For the first several weeks beams will arrive on the western side of the Lehigh River via Interstate 81, PA 54 and US 209. Then starting approximately April 13 beams will arrive on the eastern side of the Lehigh River via Interstate 80, PA 115 and PA 903.

Motorists may experience weekday traffic delays on the beam delivery routes and on local roads in the area of the bridge between the hours of 9 a.m. and 3 p.m. through approximately May 8. No delays are anticipated on I-80 or I-81

Construction began in February 2014 on the new PA 903 Jim Thorpe Memorial Bridge being built on a new alignment approximately 940 feet upstream from the existing bridge. The project also includes a new signalized intersection at the relocated PA 903 and US 209.

The project involves replacing the existing structurally deficient five-span steel girder bridge with a four-span continuous steel plate girder bridge.

Crews are also reconstructing and widening US 209 between Liberty and Packer Hill roads, building retaining walls, removing the existing PA 903 Bridge and performing other miscellaneous construction.

This bridge project is scheduled to be complete in July 2017. All schedules are subject to change.

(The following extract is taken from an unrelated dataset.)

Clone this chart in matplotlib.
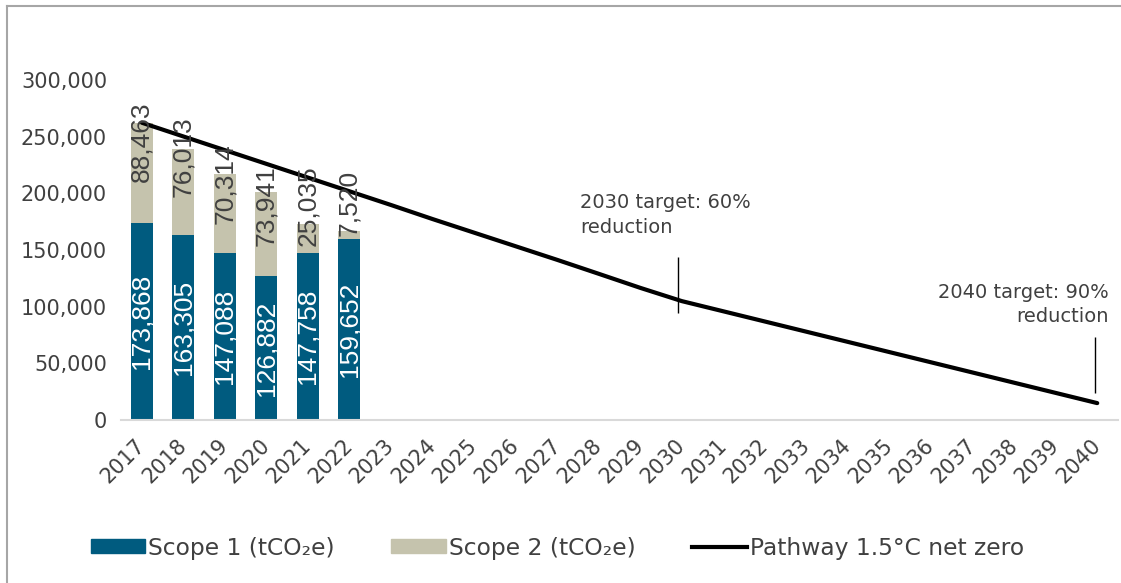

Allan A. Myers, LP of Worcester, Pa. is the general contractor on the $28,183,312 project.

The PA 903 Jim Thorpe Memorial Bridge was originally constructed in 1953 and rehabilitated in 1976. It is 613 feet long and 27 feet wide. The new bridge will be 961 feet long and 57 feet 8 inches wide. This section of PA 903 has an average daily traffic volume of 9,681 vehicles.